The Rome War Cemetery
Located near the Pyramid of Caius Cestius, the Rome War Cemetery contains the graves of 426 Commonwealth soldiers from WWII. The cemetery houses the remains of soldiers who died in Rome and the surrounding area, as well as some soldiers who died as prisoners of war in Rome. This is free to enter and remarkably well kept.
The Old Jewish Ghetto
On October 16, 1942, Nazis raided the old Jewish Ghetto. Trucks pulled up before the ancient Portico d’Ottavia, and Nazis rounded up approximately 1,000 Roman Jews and deported them to concentration camps. Only 16 survived. A plaque on one of the buildings near the Portico d’Ottavia reads, “On October 16, 1943, here began the merciless rout of the Jews. The few who escaped murder and many others, in solidarity, pray for love and peace from mankind and pardon and hope from God.”
The Jewish Museum
This fascinating museum details the history of Roman Jews… both the good, and the bad. Admission includes a guided visit to the Great Synagogue, which is just next door.
Museum of Allied Forces in Rome
A tiny, private museum of WWII artifacts in a boutique hotel, not far from Villa Torlonia, mentioned above. Make sure to set up an appointment. The lovely owner delights in sharing his collection with anyone who appreciates Rome’s WWII history.

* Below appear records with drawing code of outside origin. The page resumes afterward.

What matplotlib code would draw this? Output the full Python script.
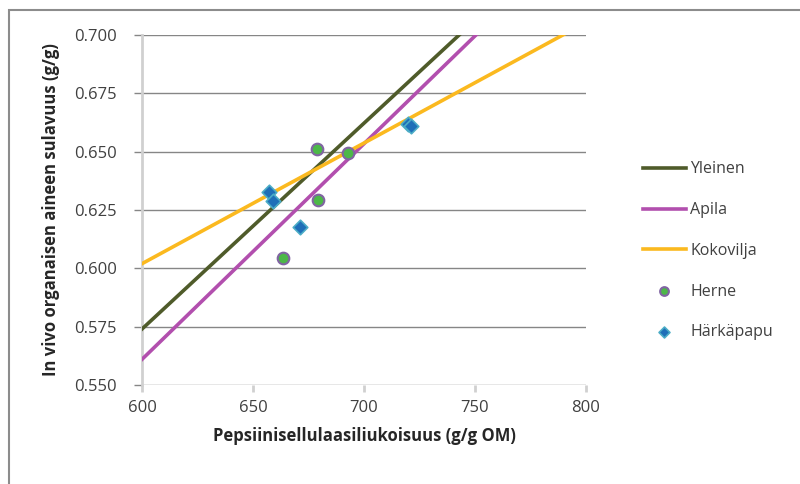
import numpy as np
import matplotlib.pyplot as plt
from matplotlib.patches import Rectangle

plt.rcParams['font.family'] = ['Open Sans', 'DejaVu Sans']

# regression lines: intercept at x=600 and slope
line_names = ['Yleinen', 'Apila', 'Kokovilja']
line_y600 = [0.574, 0.561, 0.602]
line_slope = [0.000882, 0.000924, 0.000517]
line_colors = ['#4f5b2a', '#b24fae', '#fbb91f']

herne_x = [663.4, 678.8, 679.3, 692.6]
herne_y = [0.6043, 0.6511, 0.6293, 0.6494]

harka_x = [657.4, 659.1, 671.2, 720.0, 721.3]
harka_y = [0.6328, 0.6290, 0.6178, 0.6617, 0.6612]

xticks = [600, 650, 700, 750, 800]
yticks = [0.550, 0.575, 0.600, 0.625, 0.650, 0.675, 0.700]

fig = plt.figure(figsize=(8, 4.84), dpi=100)
# outer chart frame (only left and top edges visible)
fig.patches.append(Rectangle((9 / 800, -0.1), 1.1, 1.1 - 10 / 484, transform=fig.transFigure,
                             fill=False, edgecolor='#8c8c8c', linewidth=1.5))
ax = fig.add_axes([0.1775, 0.2045, 0.555, 0.7232])

xx = np.array([600, 800])
for name, b, k, c in zip(line_names, line_y600, line_slope, line_colors):
    ax.plot(xx, b + k * (xx - 600), color=c, linewidth=2.6, label=name, zorder=3)

ax.scatter(herne_x, herne_y, s=70, color='#4cb848', edgecolor='#8064a2',
           linewidth=1.5, label='Herne', zorder=4)
ax.scatter(harka_x, harka_y, s=55, marker='D', color='#1f6fb8', edgecolor='#4bacc6',
           linewidth=1.2, label='Härkäpapu', zorder=4)

ax.set_xlim(600, 800)
ax.set_ylim(0.550, 0.700)
ax.set_xticks(xticks)
ax.set_yticks(yticks)
ax.set_yticklabels(['%.3f' % v for v in yticks])
ax.grid(axis='y', color='#868686', linewidth=1)
ax.set_axisbelow(True)

for s in ['top', 'right', 'bottom']:
    ax.spines[s].set_visible(False)
ax.spines['left'].set_color('#d0d0d0')
ax.spines['left'].set_linewidth(2)
ax.tick_params(axis='y', length=6, color='#868686', width=1, labelsize=12,
               labelcolor='#404040', pad=12)
ax.tick_params(axis='x', length=5, color='#d0d0d0', width=2, labelsize=12,
               labelcolor='#404040', pad=6)

ax.set_xlabel('Pepsiinisellulaasiliukoisuus (g/g OM)', fontsize=12,
              fontweight='bold', color='#262626', labelpad=8)
ax.set_ylabel('In vivo organaisen aineen sulavuus (g/g)', fontsize=12,
              fontweight='bold', color='#262626', labelpad=10)

leg = ax.legend(loc='upper left', bbox_to_anchor=(1.095, 0.68), frameon=False,
                fontsize=11.5, labelspacing=1.55, handlelength=2.7, handletextpad=0.3,
                labelcolor='#404040', markerscale=0.75)

plt.savefig('out.png', dpi=100)
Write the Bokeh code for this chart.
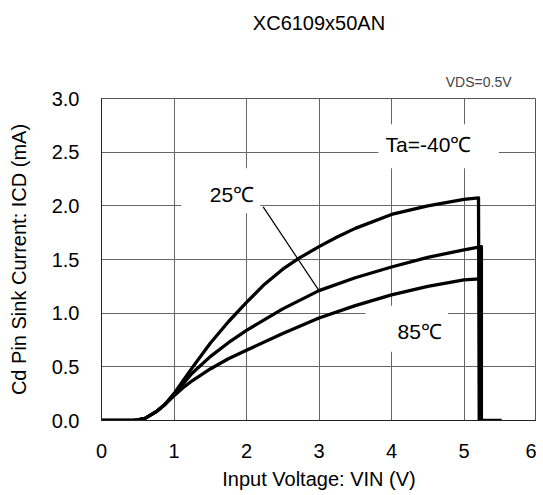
from bokeh.plotting import figure
from bokeh.models import Range1d, Label, FixedTicker, NumeralTickFormatter, Title, LinearAxis
from bokeh.embed import file_html
from bokeh.resources import INLINE

# ---- data ----
title_text = "XC6109x50AN"
x_label = "Input Voltage: VIN (V)"
y_label = "Cd Pin Sink Current: ICD (mA)"
condition_text = "VDS=0.5V"

x_ticks = [0, 1, 2, 3, 4, 5, 6]
y_ticks = [0.0, 0.5, 1.0, 1.5, 2.0, 2.5, 3.0]

# Ta = -40 C
vin_m40 = [0.0, 0.44, 0.5, 0.6, 0.75, 0.875, 1.0, 1.125, 1.25, 1.5, 1.75, 2.0, 2.25, 2.5, 2.72, 3.0, 3.25, 3.5, 4.0, 4.5, 5.0, 5.2, 5.21, 5.52]
icd_m40 = [0.0, 0.0, 0.005, 0.02, 0.08, 0.15, 0.25, 0.37, 0.49, 0.72, 0.92, 1.10, 1.27, 1.41, 1.51, 1.62, 1.71, 1.79, 1.92, 2.00, 2.06, 2.075, 0.0, 0.0]
# Ta = 25 C
vin_25 = [0.0, 0.44, 0.5, 0.6, 0.75, 0.875, 1.0, 1.125, 1.25, 1.5, 1.75, 2.0, 2.5, 3.0, 3.5, 4.0, 4.5, 5.0, 5.24, 5.24]
icd_25 = [0.0, 0.0, 0.005, 0.02, 0.08, 0.15, 0.24, 0.34, 0.44, 0.595, 0.725, 0.84, 1.04, 1.21, 1.33, 1.43, 1.52, 1.59, 1.62, 0.0]
# Ta = 85 C
vin_85 = [0.0, 0.44, 0.5, 0.6, 0.75, 0.875, 1.0, 1.125, 1.25, 1.5, 1.75, 2.0, 2.5, 3.0, 3.5, 4.0, 4.5, 5.0, 5.22, 5.22]
icd_85 = [0.0, 0.0, 0.005, 0.02, 0.08, 0.15, 0.23, 0.305, 0.37, 0.48, 0.575, 0.655, 0.81, 0.955, 1.07, 1.17, 1.25, 1.31, 1.32, 0.0]

# curve labels: text, centre x, centre y, and white box (left, right, bottom, top)
label_texts = ["Ta=-40℃", "25℃", "85℃"]
label_x = [4.51, 1.80, 4.39]
label_y = [2.57, 2.11, 0.83]
box_left = [3.82, 1.10, 3.64]
box_right = [5.48, 2.19, 4.78]
box_bottom = [2.35, 1.93, 0.64]
box_top = [2.76, 2.35, 1.07]

leader_x = [2.23, 3.0]
leader_y = [1.99, 1.21]

FONT = "Liberation Sans"

p = figure(width=536, height=494,
           x_range=Range1d(0, 6), y_range=Range1d(0, 3),
           output_backend="svg", toolbar_location=None,
           min_border_left=101, min_border_right=0,
           min_border_top=98, min_border_bottom=74)
p.background_fill_color = "white"
p.border_fill_color = "white"
p.outline_line_color = "#555555"
p.outline_line_width = 1

p.xaxis.ticker = FixedTicker(ticks=x_ticks)
p.yaxis.ticker = FixedTicker(ticks=y_ticks)
p.yaxis.formatter = NumeralTickFormatter(format="0.0")
p.xaxis.formatter = NumeralTickFormatter(format="0")

for ax in (p.xaxis, p.yaxis):
    ax.major_tick_out = 0
    ax.major_tick_in = 0
    ax.minor_tick_out = 0
    ax.minor_tick_in = 0
    ax.axis_line_color = "#222222"
    ax.axis_line_width = 1
    ax.major_label_text_font = FONT
    ax.major_label_text_font_size = "20px"
    ax.major_label_text_color = "black"
    ax.axis_label_text_font = FONT
    ax.axis_label_text_font_size = "20px"
    ax.axis_label_text_font_style = "normal"
    ax.axis_label_text_color = "black"

p.xaxis.axis_label = x_label
p.yaxis.axis_label = y_label
p.xaxis.major_label_standoff = 23
p.yaxis.major_label_standoff = 22
p.xaxis.axis_label_standoff = 7
p.yaxis.axis_label_standoff = 19

p.xgrid.grid_line_color = "#666666"
p.ygrid.grid_line_color = "#666666"
p.xgrid.grid_line_width = 1
p.ygrid.grid_line_width = 1

# test condition, right above the frame
p.add_layout(Title(text=condition_text, align="right", offset=25,
                   text_font=FONT, text_font_size="14px",
                   text_font_style="normal", standoff=16,
                   vertical_align="middle"), "above")

# chart title: carried by a bare axis above, so it can sit higher
title_axis = LinearAxis(ticker=FixedTicker(ticks=[]), bounds=(0.0, 5.62),
                        axis_line_color=None, major_tick_out=0, major_tick_in=0,
                        minor_tick_out=0, minor_tick_in=0,
                        major_label_text_font_size="0px",
                        axis_label=title_text, axis_label_standoff=31,
                        axis_label_text_font=FONT, axis_label_text_font_size="20px",
                        axis_label_text_font_style="normal",
                        axis_label_text_color="black")
p.add_layout(title_axis, "above")

# white boxes behind curve labels (cover grid lines)
p.quad(left=box_left, right=box_right, bottom=box_bottom, top=box_top,
       fill_color="white", line_color=None)

# leader line for 25C
p.line(leader_x, leader_y, line_color="black", line_width=1.2)

for xs, ys in ((vin_m40, icd_m40), (vin_25, icd_25), (vin_85, icd_85)):
    p.line(xs, ys, line_color="black", line_width=3.3, line_join="round")

for t, lx, ly in zip(label_texts, label_x, label_y):
    p.add_layout(Label(x=lx, y=ly, text=t, text_align="center",
                       text_baseline="middle", text_font=FONT,
                       text_font_size="21px", text_color="black"))

open("out.html", "w").write(file_html(p, INLINE))
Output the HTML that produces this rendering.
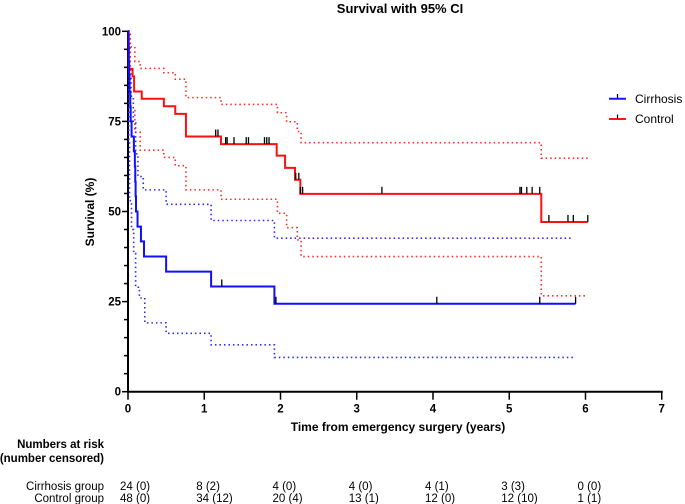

The Stumbling Stones (Pietre d’Inciampo)
Perhaps the most heartbreaking mementos of WWII are the smallest. Known as Stumbling Stones, they are paving stone-sized sanpietrini memorials laid in the streets. There are now more than 200 of these little markers, which indicate where some poor soul was taken from their homes by Nazi forces… never to return. Most were Jewish, some were members of the political resistance, and some were Italian army members being deported to Germany as forced labor. In some cases, you look down at your feet and see that an entire family was taken from this place and deported to Auschwitz. Even if you can’t read any Italian, it’s easy to understand what these little markers say… but impossible to ever forget.